Mimin membuka seminarnya dengan suara yang mantap. Sungguh dengan kekurangannya, tidak berpengaruh apapun pada kemampuannya yang luar biasa.
“Mungkin ketika teman-teman melihat saya, teman-teman kaget dan tidak menyangka bahwa ternyata MImin adalah seorang yang cacat, tapi sungguh saya tidak pernah menyesalkan kekurangan saya kepada Allah, saya malah bersyukur karena lewat cobaan yang dianugerahkan kepada saya, maka orang lain dapat mengingat Allah.”

“Waktu saya kuliah (bahkan orang-orang tak menyangka bahwa aku bisa kuliah), mereka tidak ada yang menduga bahwa saya bisa menaiki lantai tiga, ya walaupun selalu dibantu oleh teman-teman saya. Teman-teman secara bergantian menuntun saya untuk menaiki tangga. Lagi-lagi orang lain yang melihat saya mengucapkan asma Allah.”

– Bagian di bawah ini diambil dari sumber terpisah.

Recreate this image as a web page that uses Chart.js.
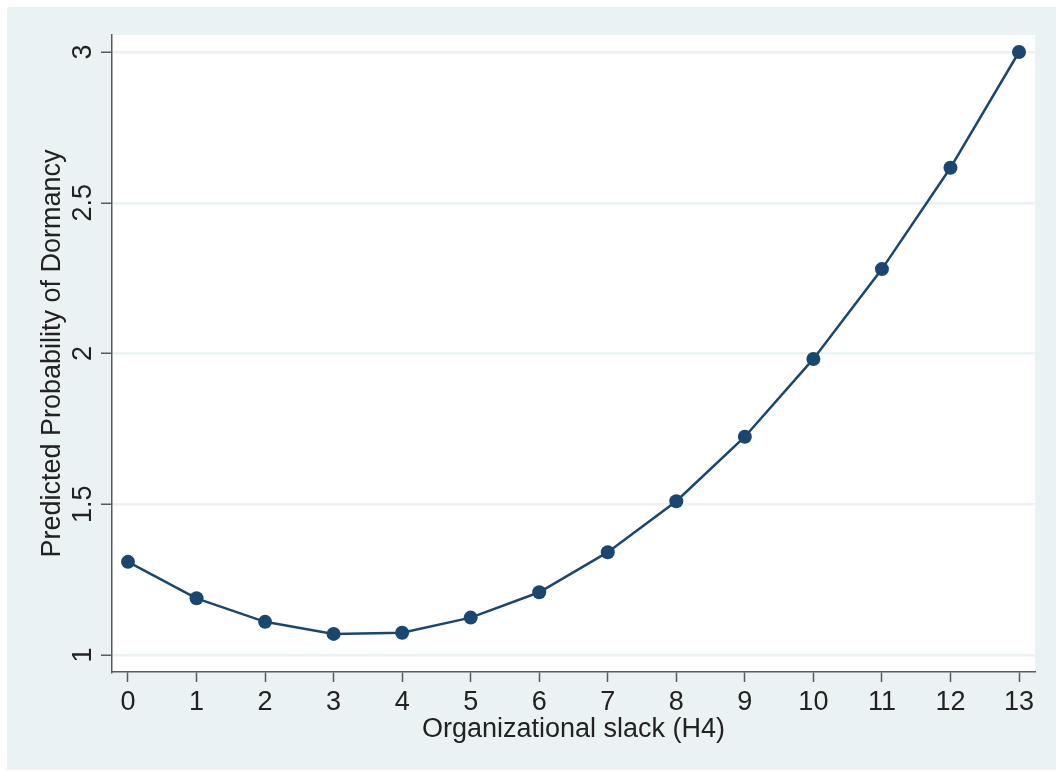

“Pun sama halnya waktu saya menjadi lulusan terbaik di Fakultas Psikologi, orang-orang benar-benar tidak menyangka, mereka mengucapkan nama Allah ketika mengetahui bahwa lulusan terbaik adalah seseorang yang cacat.”

“Ketika usiaku sudah matang dan waktunya untuk menikah, tiba-tiba seorang pemuda normal yang sholeh mengkhitbah saya dan saya pun menikah dengannya. Ketika walimah orang-orang kembali mengucapkan nama-Nya dan tak menduga bahwa saya pun bisa menikah dan berumah tangga.”

“Setelah beberapa tahun pernikahan, saya pun hamil. Ketika melahirkan orang-orang kembali menyebut kebesaran Allah karena saya bisa melahirkan normal dengan selamat dan anak yang tidak cacat.”

“Sungguh apabila lewat kekurangan saya, cacat seumur hidup saya, maka orang lain dapat mengingat-Nya, dan bersyukur atas nikmat-Nya. Maka saya ikhlas. Karena apabila Allah sudah berkehendak maka segalanya akan menjadi mudah.”

Subhanallah
Allahuakbar

Dia pun tersenyum penuh kasih padaku, senyum yang sangat teduh dan mendamaikan hatiku.

Keterbatasan bukanlah alasan untuk mengembangkan diri, apabila seseorang yang “terbatas” saja bisa, seharusnya itu menjadi motivasi dan kekuatan bagi kita. Setiap kemauan pasti ada jalan, sesungguhnya setelah kesulitan pasti ada kemudahan. Hadapi hidup ini dengan berpikir poisitif dan khusnudzon atas segala ketetapan-Nya. Semua pasti akan menjadi indah apabila kita ikhlas dalam menapaki jalan kehidupan ini, walaupun kadang ada kerikil tajam yang menghalangi dan melukai kaki kita, pasti itu hanya ujian. Dan Allah tidak akan memberikan cobaan yang tidak bisa dilampaui oleh hamba-Nya.
Mataku mengkristal, jauh di lubuk hati tersimpan semangat membara.